## start DATA EXCERPT

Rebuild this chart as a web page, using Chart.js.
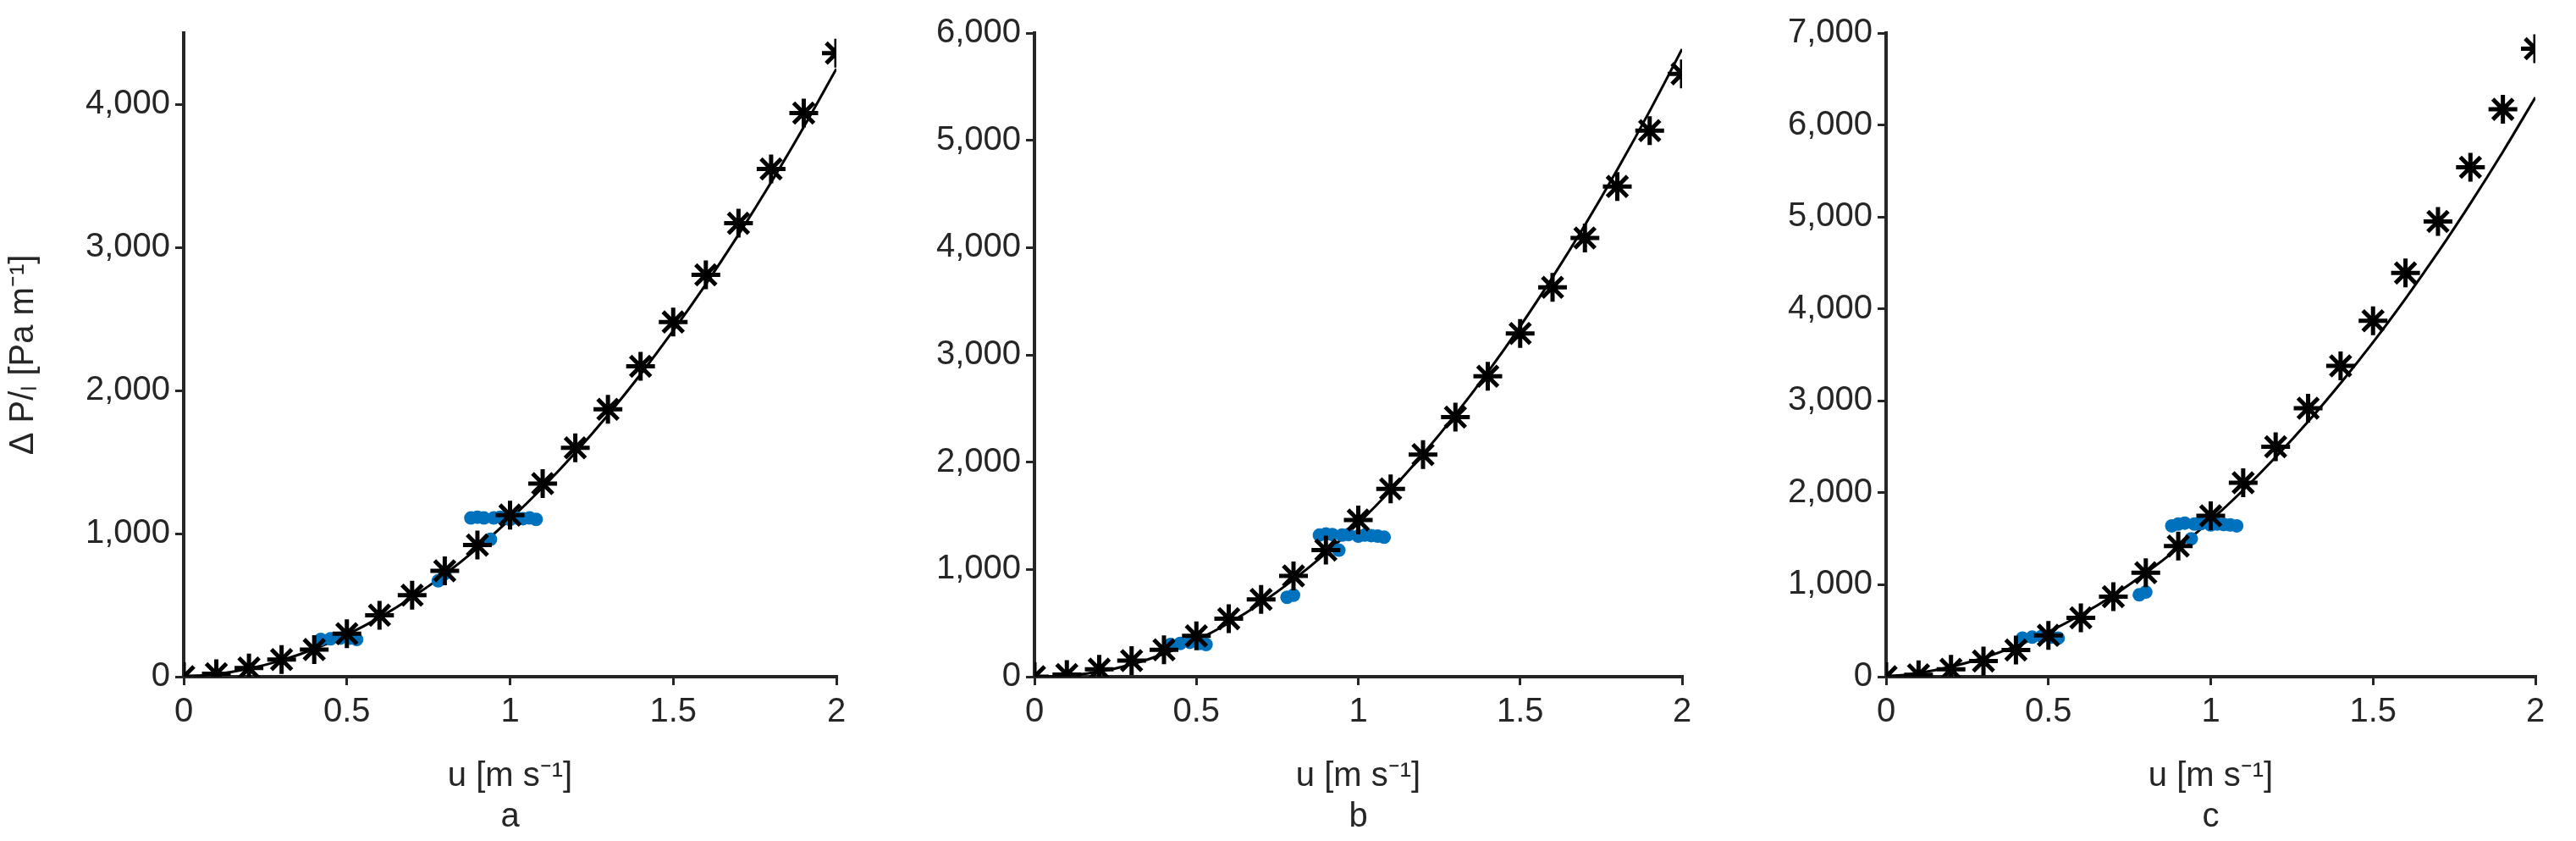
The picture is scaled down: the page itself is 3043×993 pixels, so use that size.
<!DOCTYPE html><html><head><meta charset="utf-8">
<script src="https://cdn.jsdelivr.net/npm/chart.js@4"></script>
<style>body{margin:0;width:3043px;height:993px;background:#fff;position:relative;overflow:hidden}canvas{position:absolute;top:0}</style></head><body>
<canvas id="ca" style="left:0px" width="1010" height="993"></canvas>
<canvas id="cb" style="left:1005px" width="1004" height="993"></canvas>
<canvas id="cc" style="left:2011px" width="1006" height="993"></canvas>
<script>
const u = [0,0.1,0.2,0.3,0.4,0.5,0.6,0.7,0.8,0.9,1.0,1.1,1.2,1.3,1.4,1.5,1.6,1.7,1.8,1.9,2.0];
const starsA = [0,20,60,120,190,300,430,570,740,920,1130,1350,1600,1870,2170,2480,2810,3170,3550,3940,4360];
const lineA  = [0,18,56,115,194,294,414,555,716,898,1100,1323,1566,1830,2114,2419,2744,3090,3456,3843,4250];
const starsB = [0,20,70,150,250,380,540,720,940,1180,1460,1750,2070,2420,2800,3200,3630,4090,4570,5090,5620];
const lineB  = [0,8,47,115,213,341,499,687,905,1152,1430,1737,2075,2442,2839,3266,3723,4210,4727,5273,5850];
const starsC = [0,20,80,170,290,450,640,870,1130,1420,1750,2110,2500,2920,3380,3870,4390,4950,5540,6170,6830];
const lineC  = [0,40,108,205,332,487,672,885,1128,1399,1700,2029,2388,2775,3192,3637,4112,4615,5148,5709,6300];
const blueU  = [0.42,0.45,0.48,0.51,0.53,0.78,0.8,0.88,0.9,0.92,0.94,0.95,0.97,1.0,1.02,1.04,1.06,1.08];
const blueA  = [260,265,270,270,260,670,720,1110,1115,1110,960,1110,1115,1100,1110,1105,1110,1100];
const blueB  = [300,310,320,310,300,740,760,1320,1330,1325,1180,1320,1325,1310,1320,1315,1310,1300];
const blueC  = [420,430,440,430,420,890,920,1640,1660,1670,1500,1660,1665,1650,1660,1655,1650,1640];
const yMaxes = [4500,6000,7000];
const labels = ['a','b','c'];
const ink='#262626';
function mk(id,stars,line,blue,ymax,lab){
 new Chart(document.getElementById(id),{type:'scatter',
  data:{datasets:[
   {data:u.map((x,i)=>({x,y:line[i]})),showLine:true,borderColor:'#000',borderWidth:3,pointRadius:0,tension:0.4,order:3},
   {data:blueU.map((x,i)=>({x,y:blue[i]})),backgroundColor:'#0072BD',borderWidth:0,pointRadius:8,order:2},
   {data:u.map((x,i)=>({x,y:stars[i]})),pointStyle:'star',pointRadius:17,borderColor:'#000',borderWidth:5,backgroundColor:'#000',order:1}
  ]},
  options:{responsive:false,animation:false,layout:{padding:{top:39,right:20}},
   plugins:{legend:{display:false},tooltip:{enabled:false}},
   scales:{
    x:{min:0,max:2,afterFit:s=>{s.height=194},afterBuildTicks:s=>{s.ticks=[0,0.5,1,1.5,2].map(v=>({value:v}))},
     border:{color:ink,width:4},grid:{display:true,drawOnChartArea:false,tickLength:10,color:ink,lineWidth:3},
     ticks:{color:ink,font:{family:'Liberation Sans',size:40},padding:8,callback:v=>String(v)},
     title:{display:true,text:['u [m s⁻¹]',lab],color:ink,font:{family:'Liberation Sans',size:40},padding:{top:12}}},
    y:{min:0,max:ymax,afterFit:s=>{s.width=217},afterBuildTicks:s=>{const t=[];for(let v=0;v<=ymax;v+=1000)t.push({value:v});s.ticks=t},
     border:{color:ink,width:4},grid:{display:true,drawOnChartArea:false,tickLength:10,color:ink,lineWidth:3},
     ticks:{color:ink,font:{family:'Liberation Sans',size:40},padding:6},
     title:{display:id==='ca',text:'Δ P/ₗ [Pa m⁻¹]',color:ink,font:{family:'Liberation Sans',size:40},padding:{bottom:4}}}
   }}});
}
mk('ca',starsA,lineA,blueA,yMaxes[0],labels[0]);
mk('cb',starsB,lineB,blueB,yMaxes[1],labels[1]);
mk('cc',starsC,lineC,blueC,yMaxes[2],labels[2]);
</script></body></html>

## end DATA EXCERPT

TASK DESCRIPTION: Go through the listing above and write it out again exactly, dropping the pictures.

EXERCISE ANSWER:
Rebuild this chart as a web page, using Chart.js.
The picture is scaled down: the page itself is 3043×993 pixels, so use that size.
<!DOCTYPE html><html><head><meta charset="utf-8">
<script src="https://cdn.jsdelivr.net/npm/chart.js@4"></script>
<style>body{margin:0;width:3043px;height:993px;background:#fff;position:relative;overflow:hidden}canvas{position:absolute;top:0}</style></head><body>
<canvas id="ca" style="left:0px" width="1010" height="993"></canvas>
<canvas id="cb" style="left:1005px" width="1004" height="993"></canvas>
<canvas id="cc" style="left:2011px" width="1006" height="993"></canvas>
<script>
const u = [0,0.1,0.2,0.3,0.4,0.5,0.6,0.7,0.8,0.9,1.0,1.1,1.2,1.3,1.4,1.5,1.6,1.7,1.8,1.9,2.0];
const starsA = [0,20,60,120,190,300,430,570,740,920,1130,1350,1600,1870,2170,2480,2810,3170,3550,3940,4360];
const lineA  = [0,18,56,115,194,294,414,555,716,898,1100,1323,1566,1830,2114,2419,2744,3090,3456,3843,4250];
const starsB = [0,20,70,150,250,380,540,720,940,1180,1460,1750,2070,2420,2800,3200,3630,4090,4570,5090,5620];
const lineB  = [0,8,47,115,213,341,499,687,905,1152,1430,1737,2075,2442,2839,3266,3723,4210,4727,5273,5850];
const starsC = [0,20,80,170,290,450,640,870,1130,1420,1750,2110,2500,2920,3380,3870,4390,4950,5540,6170,6830];
const lineC  = [0,40,108,205,332,487,672,885,1128,1399,1700,2029,2388,2775,3192,3637,4112,4615,5148,5709,6300];
const blueU  = [0.42,0.45,0.48,0.51,0.53,0.78,0.8,0.88,0.9,0.92,0.94,0.95,0.97,1.0,1.02,1.04,1.06,1.08];
const blueA  = [260,265,270,270,260,670,720,1110,1115,1110,960,1110,1115,1100,1110,1105,1110,1100];
const blueB  = [300,310,320,310,300,740,760,1320,1330,1325,1180,1320,1325,1310,1320,1315,1310,1300];
const blueC  = [420,430,440,430,420,890,920,1640,1660,1670,1500,1660,1665,1650,1660,1655,1650,1640];
const yMaxes = [4500,6000,7000];
const labels = ['a','b','c'];
const ink='#262626';
function mk(id,stars,line,blue,ymax,lab){
 new Chart(document.getElementById(id),{type:'scatter',
  data:{datasets:[
   {data:u.map((x,i)=>({x,y:line[i]})),showLine:true,borderColor:'#000',borderWidth:3,pointRadius:0,tension:0.4,order:3},
   {data:blueU.map((x,i)=>({x,y:blue[i]})),backgroundColor:'#0072BD',borderWidth:0,pointRadius:8,order:2},
   {data:u.map((x,i)=>({x,y:stars[i]})),pointStyle:'star',pointRadius:17,borderColor:'#000',borderWidth:5,backgroundColor:'#000',order:1}
  ]},
  options:{responsive:false,animation:false,layout:{padding:{top:39,right:20}},
   plugins:{legend:{display:false},tooltip:{enabled:false}},
   scales:{
    x:{min:0,max:2,afterFit:s=>{s.height=194},afterBuildTicks:s=>{s.ticks=[0,0.5,1,1.5,2].map(v=>({value:v}))},
     border:{color:ink,width:4},grid:{display:true,drawOnChartArea:false,tickLength:10,color:ink,lineWidth:3},
     ticks:{color:ink,font:{family:'Liberation Sans',size:40},padding:8,callback:v=>String(v)},
     title:{display:true,text:['u [m s⁻¹]',lab],color:ink,font:{family:'Liberation Sans',size:40},padding:{top:12}}},
    y:{min:0,max:ymax,afterFit:s=>{s.width=217},afterBuildTicks:s=>{const t=[];for(let v=0;v<=ymax;v+=1000)t.push({value:v});s.ticks=t},
     border:{color:ink,width:4},grid:{display:true,drawOnChartArea:false,tickLength:10,color:ink,lineWidth:3},
     ticks:{color:ink,font:{family:'Liberation Sans',size:40},padding:6},
     title:{display:id==='ca',text:'Δ P/ₗ [Pa m⁻¹]',color:ink,font:{family:'Liberation Sans',size:40},padding:{bottom:4}}}
   }}});
}
mk('ca',starsA,lineA,blueA,yMaxes[0],labels[0]);
mk('cb',starsB,lineB,blueB,yMaxes[1],labels[1]);
mk('cc',starsC,lineC,blueC,yMaxes[2],labels[2]);
</script></body></html>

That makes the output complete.